Fewer Local People Working in Local Jobs in 2010 than in 2000

The McHenry County Department of Transportation has tons of interesting information in its draft 2040 Transportation Plan.

Look at the image below about who works where.

How commuting patterns changed from 2002 to 2010.

How commuting patterns changed from 2002 to 2010.

Almost 10,000 more people were leaving McHenry County for their jobs in 2010 than in 2002.

6,000 more people were driving into McHenry County to get to their jobs over the same eight year period.

And, the stunner, 3,000 fewer local residents had jobs in McHenry County that eight years before 2010.


Comments

Fewer Local People Working in Local Jobs in 2010 than in 2000 — 6 Comments

  1. And a whole bunch more of us are sitting at home because we LOST our jobs!

  2. Now is the time for all government entities (municipality, township, school boards, county, state, and even federal) take ownership to work with business to look at statistics like this one as a key indicator to help solve problems.

    Not the time to say it’s “other guys fault”, we are fine.

    Even the extra drive time for commute is a big detraction for us all.

  3. This is why suburbs are going to become extinct and cities will become mega cities in the near future.

    35 years ago when we moved here they were going to build a toll road and it still isn’t in McHenry.

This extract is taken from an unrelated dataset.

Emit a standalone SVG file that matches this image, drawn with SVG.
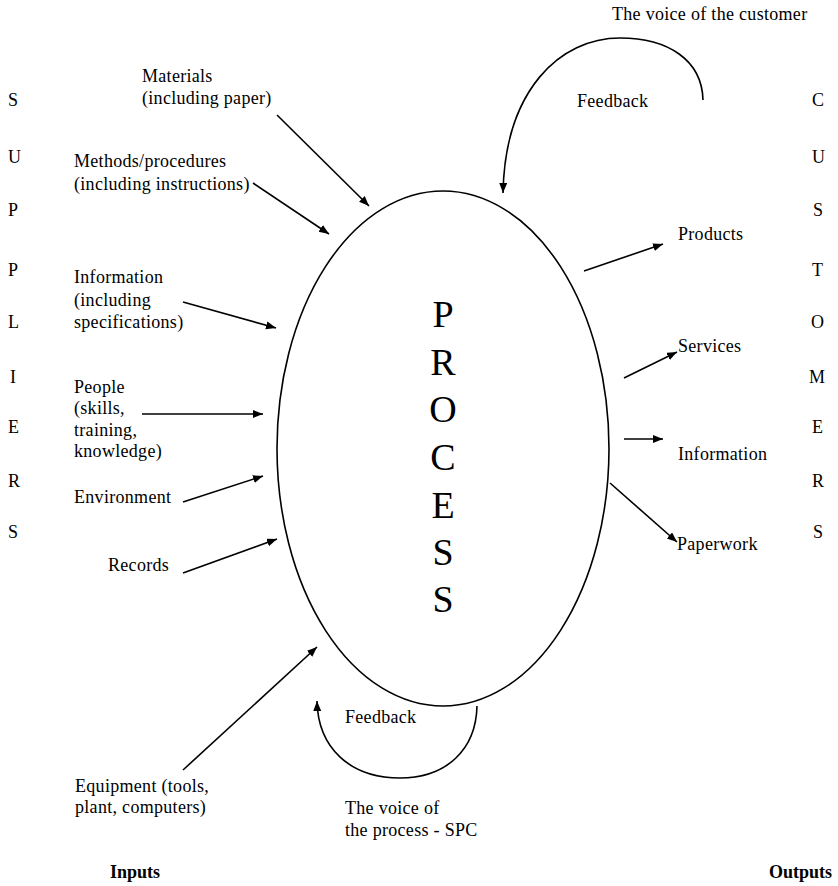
<svg xmlns="http://www.w3.org/2000/svg" width="838" height="886" viewBox="0 0 838 886" font-family="'Liberation Serif', 'Times New Roman', serif">
<style>
text{font-family:"Liberation Serif","Times New Roman",serif;fill:#000}
.t{font-size:18px;letter-spacing:0.3px}
.b{font-size:18px;font-weight:bold}
.l{font-size:18px}
.p{font-size:38px;text-anchor:middle}
.c{stroke:#000;stroke-width:1.6;fill:none}
.a{marker-end:url(#ah)}
</style>
<defs>
<marker id="ah" markerUnits="userSpaceOnUse" markerWidth="12" markerHeight="10" refX="10" refY="4" orient="auto">
<path d="M0,0 L10,4 L0,8 Z" fill="#000"/>
</marker>
</defs>
<rect width="838" height="886" fill="#fff"/>
<g id="process">
<ellipse cx="443" cy="448.5" rx="166" ry="257.5" fill="none" stroke="#000" stroke-width="1.6"/>
<text class="p" x="443" y="327">P</text>
<text class="p" x="443" y="375">R</text>
<text class="p" x="443" y="422">O</text>
<text class="p" x="443" y="470">C</text>
<text class="p" x="443" y="518">E</text>
<text class="p" x="443" y="565">S</text>
<text class="p" x="443" y="612">S</text>
</g>
<g id="suppliers" class="l">
<text x="8" y="106">S</text>
<text x="8" y="163">U</text>
<text x="8" y="216">P</text>
<text x="8" y="276">P</text>
<text x="8" y="328">L</text>
<text x="10" y="383">I</text>
<text x="8" y="433">E</text>
<text x="8" y="487">R</text>
<text x="8" y="538">S</text>
</g>
<g id="customers" class="l">
<text x="812" y="106">C</text>
<text x="812" y="163">U</text>
<text x="813" y="216">S</text>
<text x="812" y="276">T</text>
<text x="811" y="328">O</text>
<text x="809" y="383">M</text>
<text x="812" y="433">E</text>
<text x="812" y="487">R</text>
<text x="813" y="538">S</text>
</g>
<g id="in-materials" class="t"><text x="142" y="82">Materials</text><text x="142" y="104">(including paper)</text></g>
<g id="in-methods" class="t"><text x="74" y="167">Methods/procedures</text><text x="74" y="190">(including instructions)</text></g>
<g id="in-information" class="t"><text x="74" y="283">Information</text><text x="74" y="306">(including</text><text x="74" y="328">specifications)</text></g>
<g id="in-people" class="t"><text x="74" y="393">People</text><text x="74" y="414">(skills,</text><text x="74" y="436">training,</text><text x="74" y="457">knowledge)</text></g>
<g id="in-environment" class="t"><text x="74" y="503">Environment</text></g>
<g id="in-records" class="t"><text x="108" y="571">Records</text></g>
<g id="in-equipment" class="t"><text x="75" y="792">Equipment (tools,</text><text x="75" y="813">plant, computers)</text></g>
<g id="out-products" class="t"><text x="678" y="240">Products</text></g>
<g id="out-services" class="t"><text x="678" y="352">Services</text></g>
<g id="out-information" class="t"><text x="678" y="460">Information</text></g>
<g id="out-paperwork" class="t"><text x="677" y="550">Paperwork</text></g>
<g id="voice-customer" class="t"><text x="612" y="20">The voice of the customer</text><text x="577" y="107">Feedback</text></g>
<g id="voice-process" class="t"><text x="345" y="723">Feedback</text><text x="345" y="814">The voice of</text><text x="345" y="836">the process - SPC</text></g>
<g id="labels"><text class="b" x="110" y="878">Inputs</text><text class="b" x="832" y="878" text-anchor="end">Outputs</text></g>
<g id="connectors">
<path class="c a" d="M277,115 L369,206"/>
<path class="c a" d="M253,183 L329,234"/>
<path class="c a" d="M183,302 L276,328"/>
<path class="c a" d="M142,414 L263,414"/>
<path class="c a" d="M183,502 L263,476"/>
<path class="c a" d="M183,573 L277,539"/>
<path class="c a" d="M183,770 L317,647"/>
<path class="c a" d="M584,271 L663,244"/>
<path class="c a" d="M624,378 L677,352"/>
<path class="c a" d="M624,439 L663,439"/>
<path class="c a" d="M610,483 L677,542"/>
<path class="c a" d="M703,100 C702,60 668,38 620,38 C560,38 505,90 503,193"/>
<path class="c a" d="M477,706 C476,750 446,778 400,778 C350,778 318,748 317,701"/>
</g>
</svg>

    People are tired of commuting.

    Also since local citizens give tax breaks to business like Hobby Lobby and Gary Lang why don’t they hire local McHenry citizens first before going outside to the rest of McHenry County and the rest of the state.

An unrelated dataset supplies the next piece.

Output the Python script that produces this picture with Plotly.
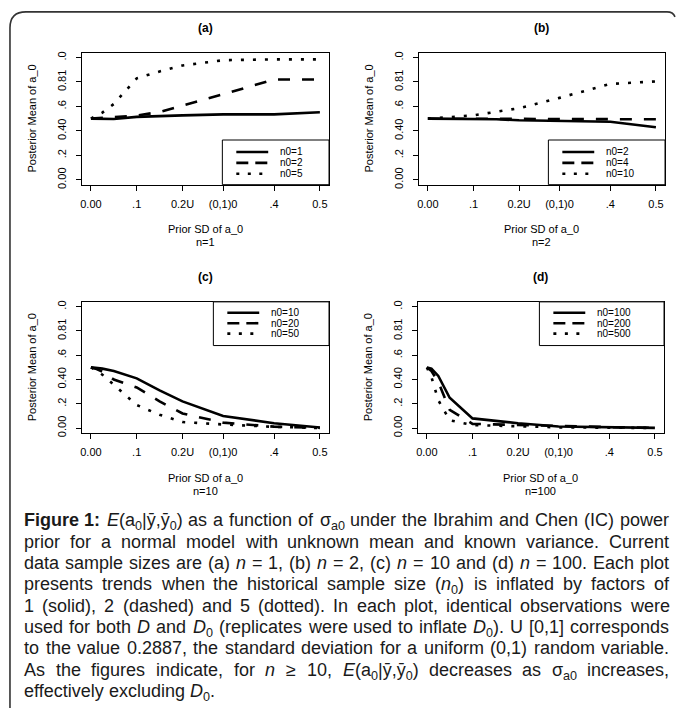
import re
import plotly.graph_objects as go

W, H = 676, 711

# ---------------- data ----------------
sd_grid = [0, 0.01, 0.025, 0.05, 0.1, 0.15, 0.2, 0.2887, 0.4, 0.5]
x_tick_vals = [0, 0.1, 0.2, 0.2887, 0.4, 0.5]
x_tick_text = ["0.00", ".1", "0.2U", "(0,1)0", ".4", "0.5"]
y_tick_vals = [0, 0.2, 0.4, 0.6, 0.8, 1.0]
y_tick_text = ["0.00", ".2", "0.40", ".6", "0.81", ".0"]

# panel (a), n = 1
a_n0_1 = [0.50, 0.50, 0.498, 0.497, 0.515, 0.522, 0.527, 0.535, 0.535, 0.553]
a_n0_2 = [0.50, 0.502, 0.505, 0.51, 0.525, 0.555, 0.605, 0.70, 0.82, 0.82]
a_n0_5 = [0.50, 0.52, 0.55, 0.62, 0.83, 0.886, 0.935, 0.978, 0.985, 0.985]
# panel (b), n = 2
b_n0_2 = [0.50, 0.50, 0.50, 0.50, 0.50, 0.495, 0.487, 0.48, 0.475, 0.43]
b_n0_4 = [0.50, 0.50, 0.50, 0.50, 0.50, 0.498, 0.496, 0.495, 0.495, 0.495]
b_n0_10 = [0.50, 0.502, 0.505, 0.513, 0.527, 0.554, 0.586, 0.67, 0.784, 0.805]
# panel (c), n = 10
c_n0_10 = [0.50, 0.498, 0.49, 0.47, 0.41, 0.31, 0.22, 0.10, 0.04, 0.005]
c_n0_20 = [0.50, 0.49, 0.465, 0.40, 0.335, 0.22, 0.12, 0.045, 0.012, 0.002]
c_n0_50 = [0.50, 0.48, 0.44, 0.355, 0.19, 0.11, 0.05, 0.03, 0.01, 0.001]
# panel (d), n = 100
d_n0_100 = [0.50, 0.49, 0.43, 0.25, 0.08, 0.06, 0.04, 0.013, 0.006, 0.002]
d_n0_200 = [0.50, 0.47, 0.38, 0.15, 0.035, 0.03, 0.022, 0.013, 0.008, 0.002]
d_n0_500 = [0.50, 0.42, 0.23, 0.065, 0.025, 0.02, 0.012, 0.006, 0.003, 0.001]

panel_letters = ["(a)", "(b)", "(c)", "(d)"]
panel_n_labels = ["n=1", "n=2", "n=10", "n=100"]
series_names = [["n0=1", "n0=2", "n0=5"],
                ["n0=2", "n0=4", "n0=10"],
                ["n0=10", "n0=20", "n0=50"],
                ["n0=100", "n0=200", "n0=500"]]
series_values = [[a_n0_1, a_n0_2, a_n0_5],
                 [b_n0_2, b_n0_4, b_n0_10],
                 [c_n0_10, c_n0_20, c_n0_50],
                 [d_n0_100, d_n0_200, d_n0_500]]
x_title = "Prior SD of a_0"
y_title = "Posterior Mean of a_0"

# ---------------- layout helpers ----------------
def px(x):
    return x / W

def py(y):
    return 1 - y / H

# plot boxes in pixels: (left, right, top, bottom)
boxes = [(80, 328, 52, 185), (418, 665, 52, 185),
         (80, 328, 303, 435), (417, 664, 303, 435)]
# legend boxes in pixels: (left, right, top, bottom, row0_y, row_step)
legends = [(221, 328, 140, 185, 152, 11), (548, 665, 140, 185, 152, 11),
           (212, 328, 303, 347, 314, 10.5), (539, 664, 303, 347, 314, 10.5)]

trace_dashes = ["solid", "12px,12px", "3px,9px"]
legend_dashes = ["solid", "12px,7px", "3px,8.5px"]

FONT = "Liberation Sans, Arial, Helvetica, sans-serif"
fig = go.Figure()
annotations = []
shapes = []

for i in range(4):
    ax = "" if i == 0 else str(i + 1)
    L, R, T, B = boxes[i]
    for k in range(3):
        fig.add_trace(go.Scatter(
            x=sd_grid, y=series_values[i][k], mode="lines",
            name=series_names[i][k], showlegend=False,
            line=dict(color="black", width=2.6, dash=trace_dashes[k]),
            xaxis="x" + ax, yaxis="y" + ax, hoverinfo="skip"))
    common = dict(showline=True, mirror=True, linecolor="black", linewidth=1,
                  ticks="outside", ticklen=5, tickwidth=1, tickcolor="black",
                  showgrid=False, zeroline=False,
                  tickfont=dict(family=FONT, size=11, color="black"))
    fig.update_layout(**{
        "xaxis" + ax: dict(domain=[px(L), px(R)], range=[-0.02, 0.52],
                           tickvals=x_tick_vals, ticktext=x_tick_text,
                           anchor="y" + ax, ticklabelstandoff=4, **common),
        "yaxis" + ax: dict(domain=[py(B), py(T)], range=[-0.04, 1.04],
                           tickvals=y_tick_vals, ticktext=y_tick_text,
                           tickangle=-90, anchor="x" + ax,
                           ticklabelstandoff=5, **common),
    })
    cx = (L + R) / 2
    cy = (T + B) / 2
    annotations.append(dict(x=px(cx), y=py(T - 25), xref="paper", yref="paper",
                            text="<b>%s</b>" % panel_letters[i], showarrow=False,
                            font=dict(family=FONT, size=12, color="black"),
                            xanchor="center", yanchor="middle"))
    annotations.append(dict(x=px(cx), y=py(B + 45), xref="paper", yref="paper",
                            text=x_title, showarrow=False,
                            font=dict(family=FONT, size=11, color="black"),
                            xanchor="center", yanchor="middle"))
    annotations.append(dict(x=px(cx), y=py(B + 58), xref="paper", yref="paper",
                            text=panel_n_labels[i], showarrow=False,
                            font=dict(family=FONT, size=11, color="black"),
                            xanchor="center", yanchor="middle"))
    annotations.append(dict(x=px(L - 50), y=py(cy), xref="paper", yref="paper",
                            text=y_title, showarrow=False, textangle=-90,
                            font=dict(family=FONT, size=11, color="black"),
                            xanchor="center", yanchor="middle"))
    # legend
    lL, lR, lT, lB, r0, step = legends[i]
    shapes.append(dict(type="rect", xref="paper", yref="paper",
                       x0=px(lL), x1=px(lR), y0=py(lB), y1=py(lT),
                       line=dict(color="black", width=1), fillcolor="white",
                       layer="above"))
    for k in range(3):
        yy = r0 + k * step
        shapes.append(dict(type="line", xref="paper", yref="paper",
                           x0=px(lL + 14), x1=px(lL + 46), y0=py(yy), y1=py(yy),
                           line=dict(color="black", width=2.6, dash=legend_dashes[k]),
                           layer="above"))
        annotations.append(dict(x=px(lL + 57), y=py(yy), xref="paper", yref="paper",
                                text=series_names[i][k], showarrow=False,
                                font=dict(family=FONT, size=10, color="black"),
                                xanchor="left", yanchor="middle", borderpad=0))

# ---------------- outer rounded frame ----------------
def P(x, y):
    return "%.5f,%.5f" % (px(x), py(y))

frame_path = ("M " + P(8, 712) + " L " + P(8, 27) + " Q " + P(8, 11) + " " + P(24, 11) +
              " L " + P(667, 11) + " Q " + P(673, 11) + " " + P(675, 16))
shapes.append(dict(type="path", xref="paper", yref="paper", path=frame_path,
                   line=dict(color="#333333", width=1.6)))

# ---------------- caption (justified) ----------------
caption_lines = [
    "<b>Figure</b> <b>1:</b> <i>E</i>(a<sub>0</sub>|ȳ,ȳ<sub>0</sub>) as a function of σ<sub>a0</sub> under the Ibrahim and Chen (IC) power",
    "prior for a normal model with unknown mean and known variance. Current",
    "data sample sizes are (a) <i>n</i> = 1, (b) <i>n</i> = 2, (c) <i>n</i> = 10 and (d) <i>n</i> = 100. Each plot",
    "presents trends when the historical sample size (<i>n</i><sub>0</sub>) is inflated by factors of",
    "1 (solid), 2 (dashed) and 5 (dotted). In each plot, identical observations were",
    "used for both <i>D</i> and <i>D</i><sub>0</sub> (replicates were used to inflate <i>D</i><sub>0</sub>). U [0,1] corresponds",
    "to the value 0.2887, the standard deviation for a uniform (0,1) random variable.",
    "As the figures indicate, for <i>n</i> ≥ 10, <i>E</i>(a<sub>0</sub>|ȳ,ȳ<sub>0</sub>) decreases as σ<sub>a0</sub> increases,",
    "effectively excluding <i>D</i><sub>0</sub>.",
]

AW = {" ": 278, "!": 278, "(": 333, ")": 333, ",": 278, "-": 333, ".": 278,
      ":": 278, "=": 584, "[": 278, "]": 278, "|": 260, "≥": 549, "ȳ": 500,
      "σ": 570, "_": 556}
for ch in "0123456789":
    AW[ch] = 556
for ch, w in zip("abcdefghijklmnopqrstuvwxyz",
                 [556, 556, 500, 556, 556, 278, 556, 556, 222, 222, 500, 222, 833,
                  556, 556, 556, 556, 333, 500, 278, 556, 500, 722, 500, 500, 500]):
    AW[ch] = w
for ch, w in zip("ABCDEFGHIJKLMNOPQRSTUVWXYZ",
                 [667, 667, 722, 722, 667, 611, 778, 722, 278, 500, 667, 556, 833,
                  722, 778, 667, 778, 722, 667, 611, 722, 667, 944, 667, 667, 611]):
    AW[ch] = w


def width_em(html):
    total = 0.0
    bold = False
    sub = 0
    for tok in re.split(r"(<[^>]+>)", html):
        if tok.startswith("<"):
            closing = tok.startswith("</")
            t = tok.strip("</>").lower()
            if t == "b":
                bold = not closing
            elif t == "sub":
                sub += -1 if closing else 1
            continue
        for ch in tok:
            w = AW.get(ch, 556)
            if bold:
                w *= 1.07
            if sub:
                w *= 0.7
            total += w
    return total / 1000.0


xL, xR = 21, 668
avail = xR - xL
naturals = []
for line in caption_lines[:-1]:
    words = line.split(" ")
    naturals.append(sum(width_em(w) for w in words) + 0.278 * (len(words) - 1))
fs = round(min(18.0, 0.975 * avail / max(naturals)), 1)

for li, line in enumerate(caption_lines):
    words = line.split(" ")
    ww = [width_em(w) * fs for w in words]
    if li < len(caption_lines) - 1:
        gap = (avail - sum(ww)) / (len(words) - 1)
    else:
        gap = 0.278 * fs
    yc = 523 + 21.5 * li
    x = xL
    for w, wpx in zip(words, ww):
        annotations.append(dict(x=px(x), y=py(yc - 0.62 * fs), xref="paper", yref="paper",
                                text=w, showarrow=False, xanchor="left", yanchor="top",
                                borderpad=0,
                                font=dict(family=FONT, size=fs, color="#1a1a1a")))
        x += wpx + gap

fig.update_layout(width=W, height=H, margin=dict(l=0, r=0, t=0, b=0),
                  paper_bgcolor="white", plot_bgcolor="white",
                  annotations=annotations, shapes=shapes, showlegend=False)

fig.write_html("out.html", config={"displayModeBar": False},
               post_script="document.body.style.margin='0';document.body.style.overflow='hidden';")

    How many people from Wisconsin cross the border to work at Target or Meijer?

  4. I am a commuter to Lake County, my job is moving to downtown Chicago, so my commute will be a 2 hr train ride…

    Fortunately I love my job, still I would prefer to have a local job in McHenry.

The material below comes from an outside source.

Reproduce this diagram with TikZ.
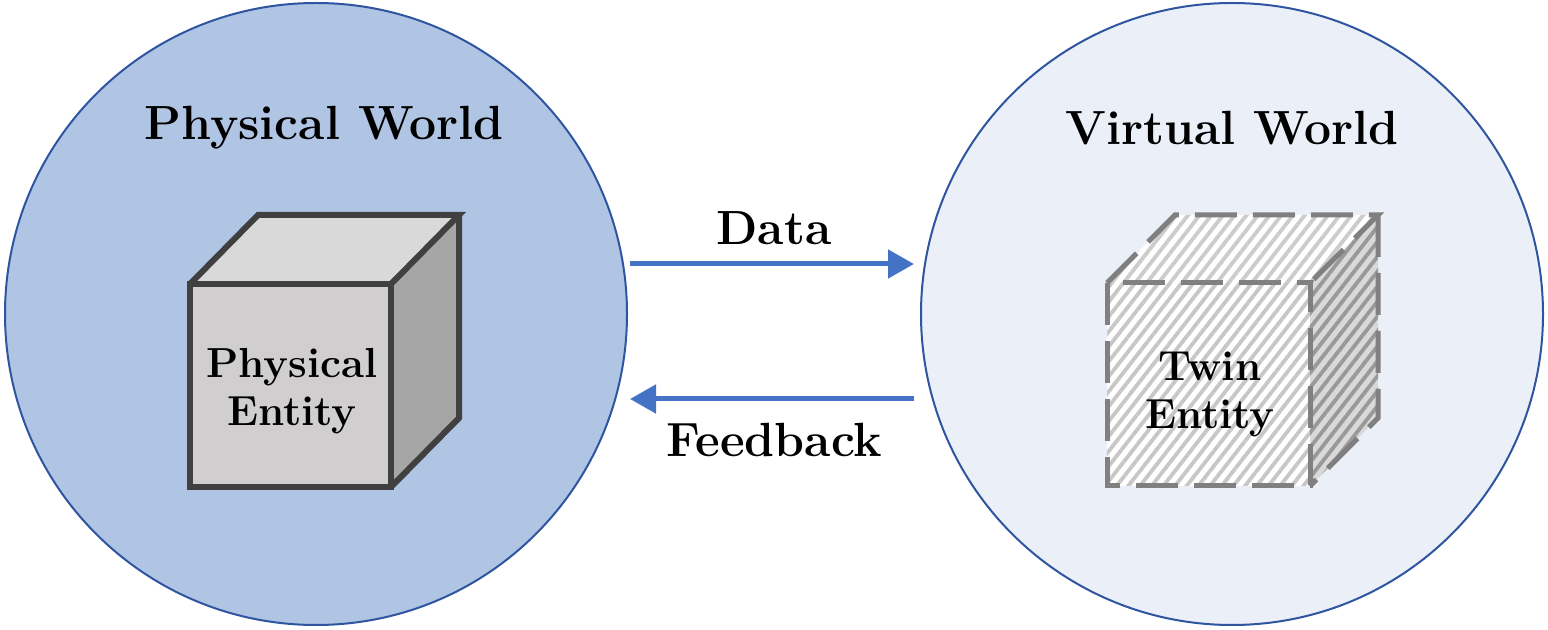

    How to create good jobs in McHenry?

    hmmmm…I suggest this is a long term issue requiring strategic actions.

    One such action would be to support a thriving technology education center like MCC.

    This would attract and sustain a skilled workforce that could partner with private companies.

    Another would be to support companies expansion plans providing things only localities can provide.

    These include attractive lifestyle, good schools, rich thriving culture, recreational/nature assets, and of course competitive tax structure and business environment.

  5. Being the 27th or so highest property tax county in the USA can’t help.